Start RECORDS FOR PROCESSING

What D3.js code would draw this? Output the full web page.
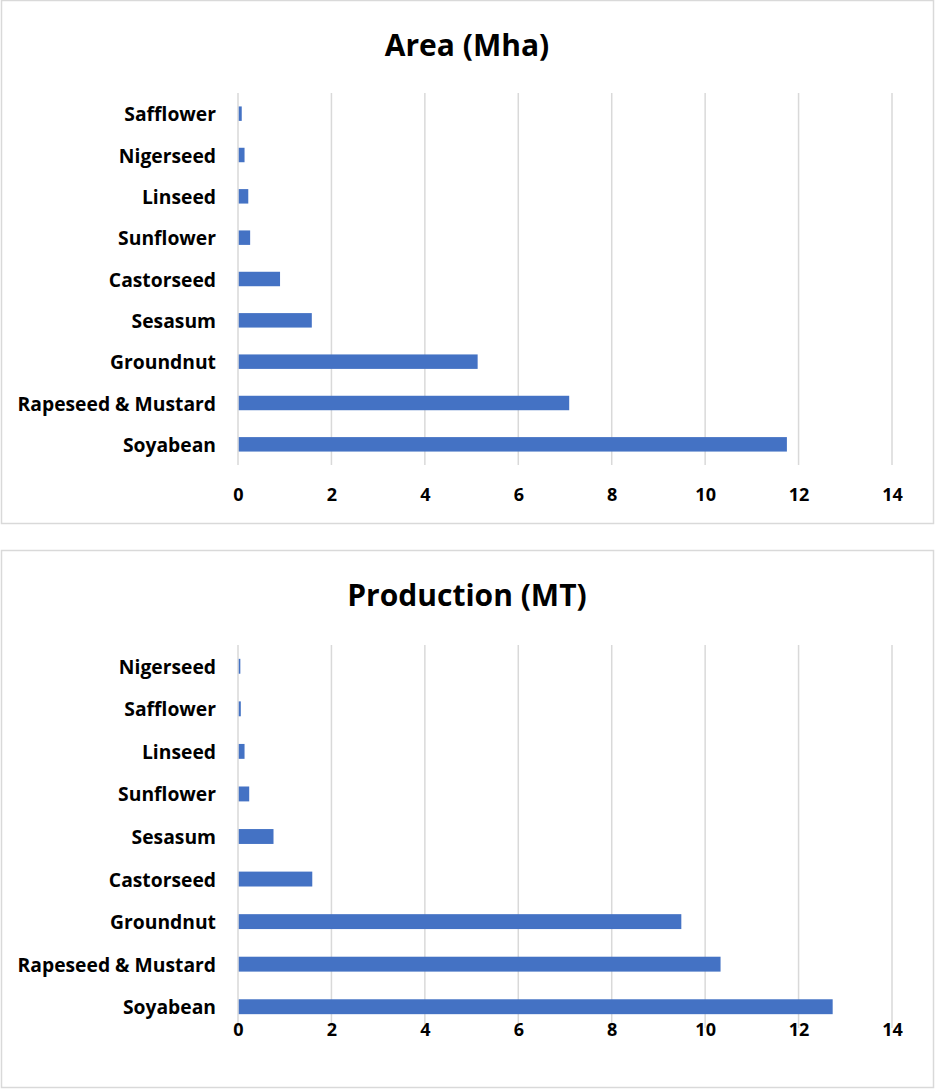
<!DOCTYPE html>
<html>
<head>
<meta charset="utf-8">
<script src="https://cdnjs.cloudflare.com/ajax/libs/d3/7.8.5/d3.min.js"></script>
<style>
  html, body { margin: 0; padding: 0; background: #fff; }
  svg { display: block; }
  text { font-family: "Open Sans", Lato, sans-serif; font-weight: 700; fill: #000; }
</style>
</head>
<body>
<svg id="chart" width="935" height="1090"></svg>
<script>
// Area under oilseed crops (million hectares), listed top to bottom
const areaCrops = ["Safflower", "Nigerseed", "Linseed", "Sunflower", "Castorseed",
                   "Sesasum", "Groundnut", "Rapeseed & Mustard", "Soyabean"];
const areaValues = [0.08, 0.14, 0.22, 0.26, 0.90, 1.58, 5.13, 7.09, 11.75];

// Production of oilseed crops (million tonnes), listed top to bottom
const prodCrops = ["Nigerseed", "Safflower", "Linseed", "Sunflower", "Sesasum",
                   "Castorseed", "Groundnut", "Rapeseed & Mustard", "Soyabean"];
const prodValues = [0.05, 0.06, 0.14, 0.24, 0.76, 1.59, 9.49, 10.33, 12.73];

const xTicks = [0, 2, 4, 6, 8, 10, 12, 14];

const svg = d3.select("#chart");

function panel(cfg) {
  const g = svg.append("g");

  // frame
  g.append("rect")
    .attr("x", cfg.box[0] + 0.5).attr("y", cfg.box[1] + 0.5)
    .attr("width", cfg.box[2]).attr("height", cfg.box[3])
    .attr("fill", "#fff").attr("stroke", "#d9d9d9").attr("stroke-width", 1.5);

  // title
  g.append("text")
    .attr("x", cfg.titleX).attr("y", cfg.titleY)
    .attr("text-anchor", "middle")
    .attr("dominant-baseline", "central")
    .style("font-size", "30px")
    .text(cfg.title);

  const x = d3.scaleLinear().domain([0, 14]).range([238, 892]);
  const y = d3.scaleBand().domain(cfg.cats).range(cfg.yRange).paddingInner(0.65).paddingOuter(0.325);

  // vertical gridlines
  g.append("g").selectAll("line").data(xTicks).join("line")
    .attr("x1", d => x(d)).attr("x2", d => x(d))
    .attr("y1", cfg.yRange[0]).attr("y2", cfg.yRange[1])
    .attr("stroke", "#d9d9d9").attr("stroke-width", 1.5);

  // bars
  const data = cfg.cats.map((c, i) => ({ c, v: cfg.vals[i] }));
  g.append("g").selectAll("rect").data(data).join("rect")
    .attr("x", x(0) + 0.75)
    .attr("y", d => y(d.c))
    .attr("width", d => Math.max(0, x(d.v) - x(0) - 0.75))
    .attr("height", y.bandwidth())
    .attr("fill", "#4472c4");

  // category labels
  g.append("g").selectAll("text").data(cfg.cats).join("text")
    .attr("x", 216)
    .attr("y", d => y(d) + y.bandwidth() / 2)
    .attr("text-anchor", "end")
    .attr("dominant-baseline", "central")
    .style("font-size", "19.3px")
    .text(d => d);

  // value axis labels
  const axis = d3.axisBottom(x).tickValues(xTicks).tickSize(0).tickPadding(0).tickFormat(d3.format("d"));
  const ax = g.append("g").attr("transform", `translate(0,${cfg.tickY})`).call(axis);
  ax.select(".domain").remove();
  ax.selectAll("text")
    .attr("y", 0).attr("dy", null)
    .attr("dominant-baseline", "central")
    .style("font-size", "18px")
    .style("font-family", "'Open Sans', Lato, sans-serif")
    .style("font-weight", 700)
    .attr("fill", "#000");
}

panel({
  box: [1, 0, 932, 523],
  title: "Area (Mha)", titleX: 467, titleY: 44,
  cats: areaCrops, vals: areaValues,
  yRange: [93, 465], tickY: 494
});

panel({
  box: [1, 550, 932, 537],
  title: "Production (MT)", titleX: 467, titleY: 594,
  cats: prodCrops, vals: prodValues,
  yRange: [645, 1028], tickY: 1029
});
</script>
</body>
</html>
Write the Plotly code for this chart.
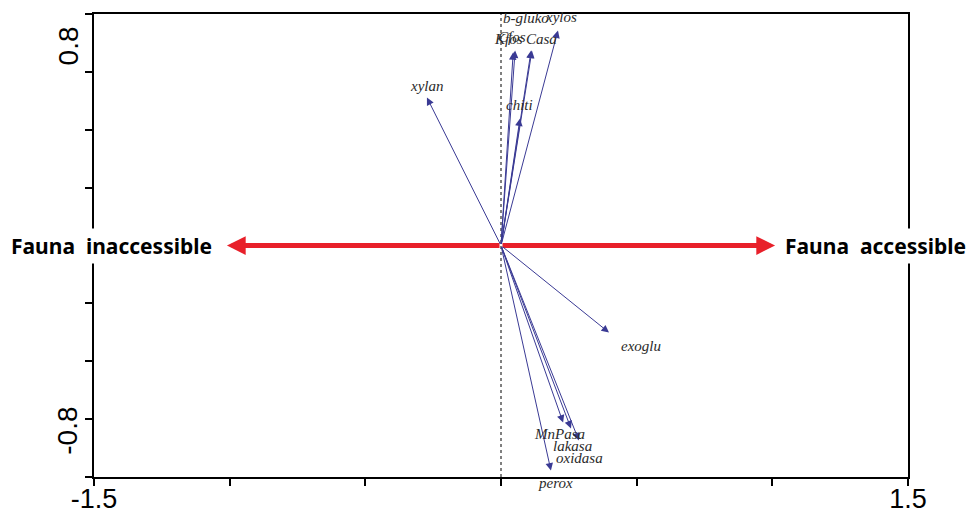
import plotly.graph_objects as go

# ---- data ----
variables = ["xylan", "chiti", "b-gluko", "xylos", "Kfos", "Cfos", "Casa",
             "exoglu", "MnPasa", "lakasa", "oxidasa", "perox"]
arrow_x = [-0.273, 0.070, 0.111, 0.210, 0.052, 0.045, 0.114,
           0.398, 0.229, 0.258, 0.287, 0.184]
arrow_y = [0.639, 0.549, 0.842, 0.929, 0.842, 0.835, 0.842,
           -0.376, -0.765, -0.790, -0.842, -0.972]
label_x = [-0.273, 0.070, 0.092, 0.221, 0.029, 0.040, 0.151,
           0.516, 0.214, 0.262, 0.291, 0.199]
label_y = [0.691, 0.609, 0.981, 0.985, 0.894, 0.900, 0.894,
           -0.432, -0.816, -0.864, -0.920, -1.024]

x_tick_vals = [-1.5, -1.0, -0.5, 0.0, 0.5, 1.0, 1.5]
x_tick_text = ["-1.5", "", "", "", "", "", "1.5"]
y_tick_vals = [-1.0, -0.75, -0.5, -0.25, 0.0, 0.25, 0.5, 0.75, 1.0]
y_label_text = ["0.8", "-0.8"]
y_label_pos = [0.86, -0.80]

gradient_x = [-1.01, 1.01]
gradient_names = ["Fauna\u00a0 inaccessible", "Fauna\u00a0 accessible"]
gradient_label_x = [-1.437, 1.379]

X_RANGE = [-1.5, 1.5]
Y_RANGE = [-1.0, 1.0]

BLUE = "#3a3a94"
RED = "#e8202a"

fig = go.Figure()

# dotted vertical line at x=0
fig.add_trace(go.Scatter(x=[0, 0], y=Y_RANGE, mode="lines",
                         line=dict(color="black", width=1, dash="dot"),
                         hoverinfo="skip", showlegend=False))

annotations = []
# red double arrow
for gx in gradient_x:
    annotations.append(dict(x=gx, y=0, ax=0, ay=0, xref="x", yref="y",
                            axref="x", ayref="y", text="", showarrow=True,
                            arrowhead=2, arrowsize=0.75, arrowwidth=5,
                            arrowcolor=RED, standoff=0, startstandoff=0))
# blue biplot arrows
for vx, vy in zip(arrow_x, arrow_y):
    annotations.append(dict(x=vx, y=vy, ax=0, ay=0, xref="x", yref="y",
                            axref="x", ayref="y", text="", showarrow=True,
                            arrowhead=2, arrowsize=1.5, arrowwidth=1,
                            arrowcolor=BLUE, standoff=0))
# variable labels (labels beyond the y range are placed in paper units so they stay visible)
for name, lx, ly in zip(variables, label_x, label_y):
    ann = dict(x=lx, y=ly, xref="x", yref="y", text="<i>" + name + "</i>",
               showarrow=False, xanchor="center", yanchor="middle",
               font=dict(family="Liberation Serif", size=15, color="#2b2b2b"))
    if ly < Y_RANGE[0] or ly > Y_RANGE[1]:
        ann["yref"] = "paper"
        ann["y"] = (ly - Y_RANGE[0]) / (Y_RANGE[1] - Y_RANGE[0])
    annotations.append(ann)
# gradient labels
for name, gx in zip(gradient_names, gradient_label_x):
    annotations.append(dict(x=gx, y=0, xref="x", yref="y", text="<b>" + name + "</b>",
                            showarrow=False, xanchor="center", yanchor="middle",
                            bgcolor="white", borderpad=3,
                            font=dict(family="Noto Sans", size=21, color="black")))
# y tick labels (rotated)
for t, p in zip(y_label_text, y_label_pos):
    annotations.append(dict(x=0, y=p, xref="paper", yref="y", text=t,
                            showarrow=False, textangle=-90, xanchor="center",
                            yanchor="middle", xshift=-26,
                            font=dict(family="Liberation Sans", size=28, color="black")))

fig.update_layout(
    width=971, height=521,
    margin=dict(l=94, r=63, t=14, b=44, autoexpand=False),
    paper_bgcolor="white", plot_bgcolor="white",
    showlegend=False,
    annotations=annotations,
    xaxis=dict(range=X_RANGE, tickvals=x_tick_vals, ticktext=x_tick_text,
               ticks="outside", ticklen=7, tickwidth=1.5, tickcolor="black",
               showline=True, linewidth=2, linecolor="black", mirror=True,
               showgrid=False, zeroline=False, automargin=False,
               ticklabelstandoff=-10,
               tickfont=dict(family="Liberation Sans", size=27, color="black")),
    yaxis=dict(range=Y_RANGE, tickvals=y_tick_vals, showticklabels=False,
               ticks="outside", ticklen=7, tickwidth=1.5, tickcolor="black",
               showline=True, linewidth=2, linecolor="black", mirror=True,
               showgrid=False, zeroline=False, automargin=False),
)

fig.write_html("out.html", config={"displayModeBar": False},
               post_script="document.body.style.margin='0';document.body.style.overflow='hidden';")
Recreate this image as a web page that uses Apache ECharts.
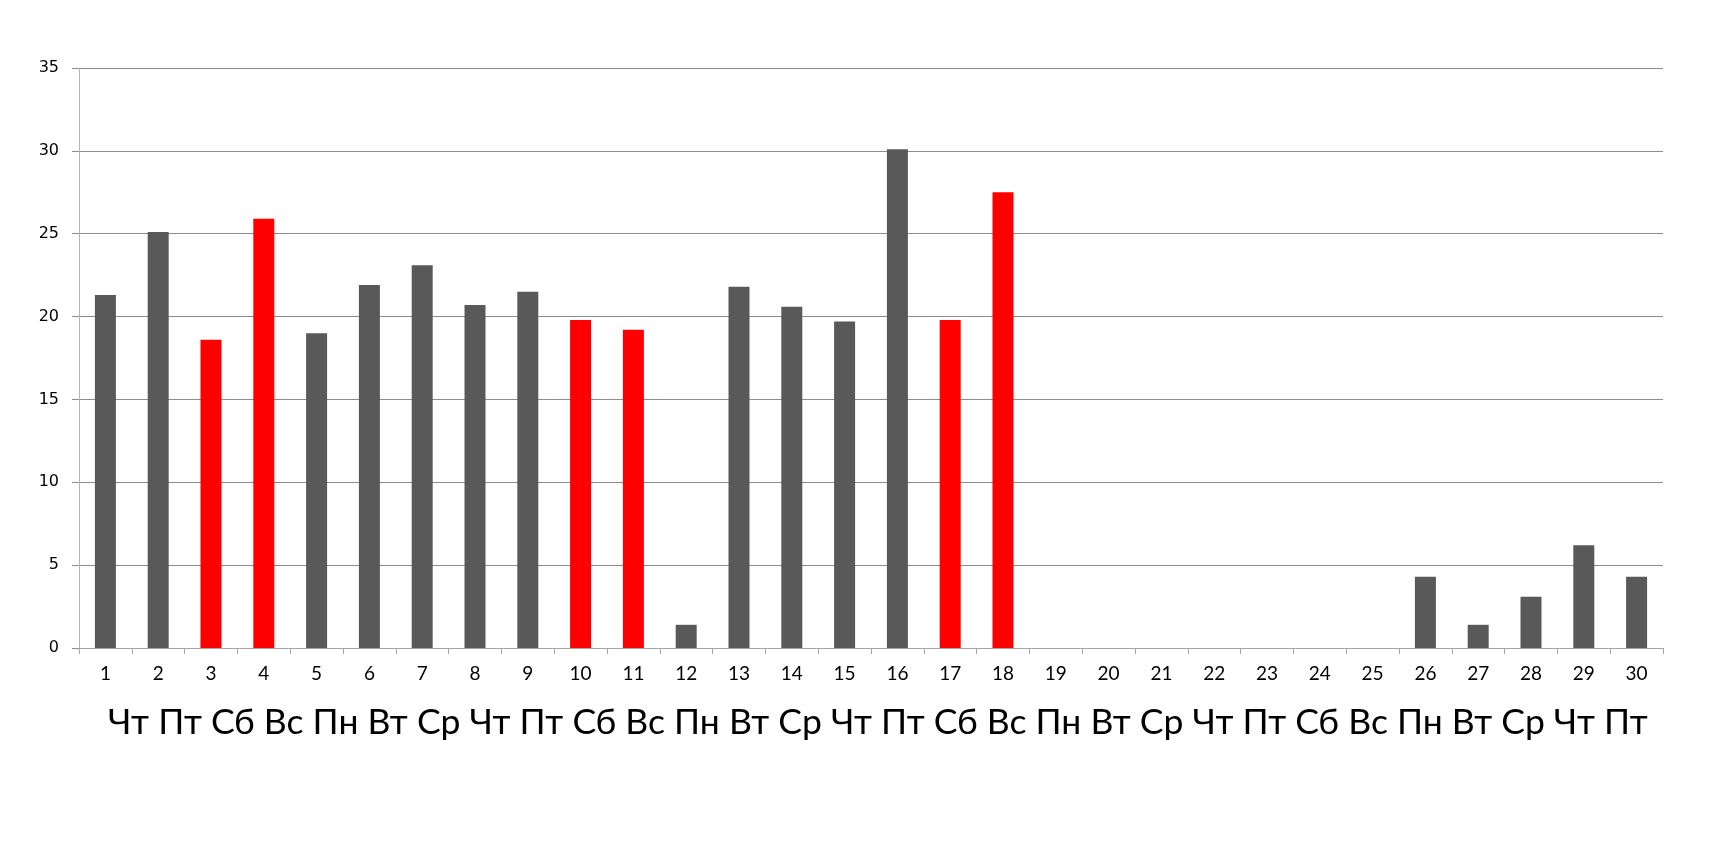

End RECORDS FOR PROCESSING

→ YOUR GOAL
Pictures excluded, give again exactly and only the lines of the material above from the line with "Write the Plotly code for this chart." through the line with "import plotly.graph_objects as go".

→ EXERCISE ANSWER
Write the Plotly code for this chart.
import plotly.graph_objects as go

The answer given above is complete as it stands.